Somewhere around a year from now, you will get your next chance to tell them that. The proposal stage for the 2011 NEC is over. So you could try to influence the 2014.


But I don't think the CMP would go for it. I hope they don't.

Keep in mind that there is a vast great difference between a discussion of what the code requires, and how to do a particular job. If you want to stay in business, you have to keep your customers happy. The NEC does not care if the customers are happy, so you have to care. If you do any insane things that the code does not forbid you to do, you will soon run out of customers.
 
I agree with the there's-no-legal-quantity-limit crowd, but I don't use the rules-of-thumb either, except for one: I design the receptacle circuits for the expected load, period.

In a large commercial space, for example, there might be a hallway-receptacle circuit that won't see anything except a vacuum or a floor buffer, and then, only one at a time.

Why couldn't there be 20 or 30 receptacles (if the space required it, of course) for the cleaning crew?

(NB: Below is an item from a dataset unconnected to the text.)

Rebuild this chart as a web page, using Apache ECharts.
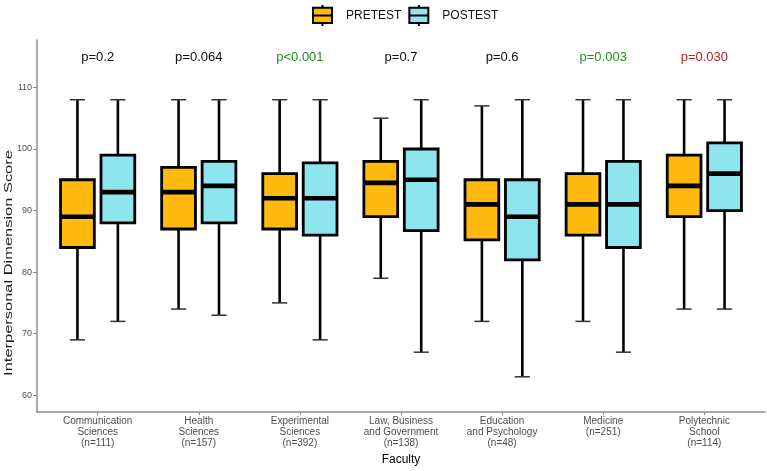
<!DOCTYPE html>
<html>
<head>
<meta charset="utf-8">
<script src="https://cdn.jsdelivr.net/npm/echarts@6/dist/echarts.min.js"></script>
<style>html,body{margin:0;padding:0;background:#fff}#c{width:767px;height:471px}</style>
</head>
<body>
<div id="c"></div>
<script>
// ---- data ----
const categories = [
  'Communication\nSciences\n(n=111)',
  'Health\nSciences\n(n=157)',
  'Experimental\nSciences\n(n=392)',
  'Law, Business\nand Government\n(n=138)',
  'Education\nand Psychology\n(n=48)',
  'Medicine\n(n=251)',
  'Polytechnic\nSchool\n(n=114)'
];
// [min, Q1, median, Q3, max]
const pretest = [
  [69, 84, 89, 95, 108],
  [74, 87, 93, 97, 108],
  [75, 87, 92, 96, 108],
  [79, 89, 94.5, 98, 105],
  [72, 85.25, 91, 95, 107],
  [72, 86, 91, 96, 108],
  [74, 89, 94, 99, 108]
];
const posttest = [
  [72, 88, 93, 99, 108],
  [73, 88, 94, 98, 108],
  [69, 86, 92, 97.75, 108],
  [67, 86.75, 95, 100, 108],
  [63, 82, 89, 95, 108],
  [67, 84, 91, 98, 108],
  [74, 90, 96, 101, 108]
];
const pValues = ['p=0.2', 'p=0.064', 'p<0.001', 'p=0.7', 'p=0.6', 'p=0.003', 'p=0.030'];
const yTicks = [60, 70, 80, 90, 100, 110];
const seriesNames = ['PRETEST', 'POSTEST'];

// ---- styling / layout constants ----
const FONT = 'Liberation Sans, Arial, sans-serif';
const PRE_COLOR = '#FFB90F';
const POST_COLOR = '#8EE5EE';
const BOX_HALF = 0.167;
const CAP_HALF = 0.075;
const DODGE = 0.2;
const P_LEVEL = 114.8;

function pColor(p) {
  const num = parseFloat(p.replace(/[^0-9.]/g, ''));
  if (p.indexOf('<') >= 0 || num < 0.01) return '#228B22';
  if (num < 0.05) return '#B22222';
  return '#111';
}

function makeRender(offset, fill) {
  return function (params, api) {
    const x = api.value(0) + offset;
    const lo = api.coord([x, api.value(1)]);
    const q1 = api.coord([x, api.value(2)]);
    const md = api.coord([x, api.value(3)]);
    const q3 = api.coord([x, api.value(4)]);
    const hi = api.coord([x, api.value(5)]);
    const hw = api.size([BOX_HALF, 0])[0];
    const cw = api.size([CAP_HALF, 0])[0];
    const cx = lo[0];
    const wStyle = { stroke: '#000', lineWidth: 2.6 };
    const capStyle = { stroke: '#333', lineWidth: 1.5 };
    return {
      type: 'group',
      children: [
        { type: 'line', shape: { x1: cx, y1: lo[1], x2: cx, y2: q1[1] }, style: wStyle },
        { type: 'line', shape: { x1: cx, y1: q3[1], x2: cx, y2: hi[1] }, style: wStyle },
        { type: 'line', shape: { x1: cx - cw, y1: lo[1], x2: cx + cw, y2: lo[1] }, style: capStyle },
        { type: 'line', shape: { x1: cx - cw, y1: hi[1], x2: cx + cw, y2: hi[1] }, style: capStyle },
        { type: 'rect', shape: { x: cx - hw, y: q3[1], width: 2 * hw, height: q1[1] - q3[1] },
          style: { fill: fill, stroke: '#000', lineWidth: 2.8 } },
        { type: 'line', shape: { x1: cx - hw, y1: md[1], x2: cx + hw, y2: md[1] },
          style: { stroke: '#000', lineWidth: 4.6 } }
      ]
    };
  };
}

const preData = pretest.map((d, i) => [i + 1].concat(d));
const postData = posttest.map((d, i) => [i + 1].concat(d));
const pData = pValues.map((p, i) => [i + 1, P_LEVEL, p]);

const legendIcon = 'path://M10,0V3M0,3H20V19H0ZM0,11H20M10,19V22';

const chart = echarts.init(document.getElementById('c'), null, { renderer: 'canvas' });
chart.setOption({
  animation: false,
  backgroundColor: '#fff',
  textStyle: { fontFamily: FONT },
  grid: { left: 37, right: 2, top: 40, bottom: 51 },
  legend: {
    left: 312, top: 4, padding: 0,
    itemWidth: 19, itemHeight: 22, itemGap: 7,
    icon: legendIcon,
    itemStyle: { borderColor: '#000', borderWidth: 2 },
    textStyle: { fontSize: 12, color: '#111', fontFamily: FONT, padding: [0, 0, 0, 9] },
    data: seriesNames
  },
  xAxis: {
    type: 'value', min: 0.4, max: 7.6,
    splitLine: { show: false },
    axisLine: { lineStyle: { color: '#8c8c8c', width: 1.5 } },
    axisTick: { customValues: categories.map((c, i) => i + 1), length: 3, lineStyle: { color: '#8c8c8c' } },
    axisLabel: {
      customValues: categories.map((c, i) => i + 1),
      formatter: v => categories[Math.round(v) - 1] || '',
      fontSize: 10, lineHeight: 11.3, color: '#4d4d4d', margin: 3, fontFamily: FONT
    },
    name: 'Faculty', nameLocation: 'middle', nameGap: 35,
    nameTextStyle: { fontSize: 12, color: '#000', fontFamily: FONT }
  },
  yAxis: {
    type: 'value', min: 57.25, max: 117.7,
    splitLine: { show: false },
    axisLine: { lineStyle: { color: '#8c8c8c', width: 1.5 } },
    axisTick: { customValues: yTicks, length: 4, lineStyle: { color: '#8c8c8c' } },
    axisLabel: { customValues: yTicks, fontSize: 9, color: '#4d4d4d', margin: 5, fontFamily: FONT }
  },
  graphic: [{
    type: 'text', x: 8.5, y: 263, rotation: Math.PI / 2, scaleX: 1.43,
    style: { text: 'Interpersonal Dimension Score', font: '11.5px ' + FONT, fill: '#1a1a1a',
      align: 'center', verticalAlign: 'middle' }
  }],
  series: [
    { name: seriesNames[0], type: 'custom', data: preData, encode: { x: 0, y: [1, 2, 3, 4, 5] },
      itemStyle: { color: PRE_COLOR }, renderItem: makeRender(-DODGE, PRE_COLOR) },
    { name: seriesNames[1], type: 'custom', data: postData, encode: { x: 0, y: [1, 2, 3, 4, 5] },
      itemStyle: { color: POST_COLOR }, renderItem: makeRender(DODGE, POST_COLOR) },
    { name: 'p', type: 'custom', data: pData, encode: { x: 0, y: 1 }, silent: true,
      renderItem: function (params, api) {
        const pt = api.coord([api.value(0), api.value(1)]);
        const txt = pValues[params.dataIndex];
        return { type: 'text', x: pt[0], y: pt[1],
          style: { text: txt, fill: pColor(txt), font: '13px ' + FONT, align: 'center', verticalAlign: 'middle' } };
      } }
  ]
});
</script>
</body>
</html>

For equipment or machinery, we'll never approach the rules-of-thumb.

As stated by others, the performance of the circuit will affect us before we approach such a limit. Two or three bedrooms will likely load a circuit even without lighting outlets.

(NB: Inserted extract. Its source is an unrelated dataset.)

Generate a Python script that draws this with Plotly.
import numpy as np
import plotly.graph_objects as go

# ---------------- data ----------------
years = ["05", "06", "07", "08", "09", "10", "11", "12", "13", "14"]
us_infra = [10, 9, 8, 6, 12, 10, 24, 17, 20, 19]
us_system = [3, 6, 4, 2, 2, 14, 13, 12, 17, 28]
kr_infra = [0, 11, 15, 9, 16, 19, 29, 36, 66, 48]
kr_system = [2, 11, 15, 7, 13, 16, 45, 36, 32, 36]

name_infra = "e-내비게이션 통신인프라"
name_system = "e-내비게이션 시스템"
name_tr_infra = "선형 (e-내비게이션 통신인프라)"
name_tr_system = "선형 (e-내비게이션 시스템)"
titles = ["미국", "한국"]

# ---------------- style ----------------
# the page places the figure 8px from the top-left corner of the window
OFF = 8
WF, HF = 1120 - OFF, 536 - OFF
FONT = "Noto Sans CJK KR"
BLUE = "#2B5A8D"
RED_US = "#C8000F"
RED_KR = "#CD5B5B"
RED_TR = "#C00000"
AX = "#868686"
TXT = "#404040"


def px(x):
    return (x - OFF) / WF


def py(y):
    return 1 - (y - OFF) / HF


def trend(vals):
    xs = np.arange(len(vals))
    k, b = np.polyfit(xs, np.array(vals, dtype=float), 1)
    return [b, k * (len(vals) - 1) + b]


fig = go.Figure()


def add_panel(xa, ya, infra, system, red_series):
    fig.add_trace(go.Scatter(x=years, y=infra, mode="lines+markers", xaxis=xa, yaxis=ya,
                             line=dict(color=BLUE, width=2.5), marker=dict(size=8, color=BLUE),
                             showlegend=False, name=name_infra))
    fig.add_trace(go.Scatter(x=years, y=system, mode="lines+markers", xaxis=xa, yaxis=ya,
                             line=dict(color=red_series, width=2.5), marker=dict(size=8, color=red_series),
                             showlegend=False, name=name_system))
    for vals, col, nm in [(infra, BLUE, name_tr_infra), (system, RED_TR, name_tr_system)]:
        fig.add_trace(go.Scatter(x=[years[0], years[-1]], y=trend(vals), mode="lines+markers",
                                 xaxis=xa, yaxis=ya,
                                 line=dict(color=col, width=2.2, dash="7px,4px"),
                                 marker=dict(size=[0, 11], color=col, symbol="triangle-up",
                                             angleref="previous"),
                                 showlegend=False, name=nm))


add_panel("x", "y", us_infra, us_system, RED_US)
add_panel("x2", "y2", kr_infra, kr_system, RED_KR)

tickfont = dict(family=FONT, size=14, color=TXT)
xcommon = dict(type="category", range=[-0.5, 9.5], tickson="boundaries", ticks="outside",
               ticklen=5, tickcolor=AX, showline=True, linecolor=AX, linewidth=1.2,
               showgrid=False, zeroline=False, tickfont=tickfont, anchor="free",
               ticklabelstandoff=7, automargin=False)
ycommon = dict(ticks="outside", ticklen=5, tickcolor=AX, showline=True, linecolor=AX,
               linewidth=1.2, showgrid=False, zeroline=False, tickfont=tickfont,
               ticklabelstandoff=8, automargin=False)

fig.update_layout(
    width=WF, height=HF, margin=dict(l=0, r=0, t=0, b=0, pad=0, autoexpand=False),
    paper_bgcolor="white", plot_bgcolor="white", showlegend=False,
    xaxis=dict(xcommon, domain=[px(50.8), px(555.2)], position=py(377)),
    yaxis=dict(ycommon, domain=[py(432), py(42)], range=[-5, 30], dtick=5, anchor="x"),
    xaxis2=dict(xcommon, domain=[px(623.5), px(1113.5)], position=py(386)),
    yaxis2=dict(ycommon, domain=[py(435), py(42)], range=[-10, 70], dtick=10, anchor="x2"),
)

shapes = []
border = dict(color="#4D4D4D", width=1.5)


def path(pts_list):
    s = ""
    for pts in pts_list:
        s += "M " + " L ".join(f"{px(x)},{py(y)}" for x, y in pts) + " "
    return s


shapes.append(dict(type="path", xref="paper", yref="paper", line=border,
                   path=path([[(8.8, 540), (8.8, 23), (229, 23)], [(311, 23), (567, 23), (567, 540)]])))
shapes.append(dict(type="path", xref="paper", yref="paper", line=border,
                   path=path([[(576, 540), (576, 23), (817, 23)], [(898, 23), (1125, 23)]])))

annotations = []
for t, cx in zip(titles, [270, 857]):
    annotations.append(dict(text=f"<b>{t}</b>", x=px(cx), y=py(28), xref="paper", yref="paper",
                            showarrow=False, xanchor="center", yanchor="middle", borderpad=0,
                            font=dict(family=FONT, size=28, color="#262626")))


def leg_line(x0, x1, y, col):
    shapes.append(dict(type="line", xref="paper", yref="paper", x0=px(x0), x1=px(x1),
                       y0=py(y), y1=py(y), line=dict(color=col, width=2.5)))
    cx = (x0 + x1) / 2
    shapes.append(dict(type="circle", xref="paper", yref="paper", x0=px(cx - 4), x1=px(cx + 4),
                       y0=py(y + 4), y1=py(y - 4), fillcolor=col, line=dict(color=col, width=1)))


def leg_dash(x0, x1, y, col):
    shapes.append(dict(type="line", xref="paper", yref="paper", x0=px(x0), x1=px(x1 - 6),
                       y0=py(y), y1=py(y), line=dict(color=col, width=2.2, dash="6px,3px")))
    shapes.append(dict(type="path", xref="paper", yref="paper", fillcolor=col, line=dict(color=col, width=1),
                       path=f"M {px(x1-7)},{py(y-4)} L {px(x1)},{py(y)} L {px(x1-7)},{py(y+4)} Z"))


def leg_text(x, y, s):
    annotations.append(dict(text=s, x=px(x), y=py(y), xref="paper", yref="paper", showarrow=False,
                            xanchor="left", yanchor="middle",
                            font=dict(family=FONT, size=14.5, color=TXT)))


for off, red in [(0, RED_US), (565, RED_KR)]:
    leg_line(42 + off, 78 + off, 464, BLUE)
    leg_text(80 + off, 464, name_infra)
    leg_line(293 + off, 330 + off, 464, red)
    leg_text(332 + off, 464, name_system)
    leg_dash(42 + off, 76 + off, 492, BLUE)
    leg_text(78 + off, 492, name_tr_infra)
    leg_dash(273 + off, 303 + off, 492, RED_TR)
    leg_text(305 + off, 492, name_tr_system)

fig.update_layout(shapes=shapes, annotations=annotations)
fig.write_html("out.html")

On the other hand, if someone wanted 50 window-candle receptacles on one circuit, I'd accomodate them, as long as they don't have to do double duty as required receptacles.
 
To add, what if I wanted GP receptacles spaced every four feet around a room? That doesn't necessarily mean I'm going to use more power per room, or per square foot, or per receptacle, but if I did, I'd want a greater capacity anyway.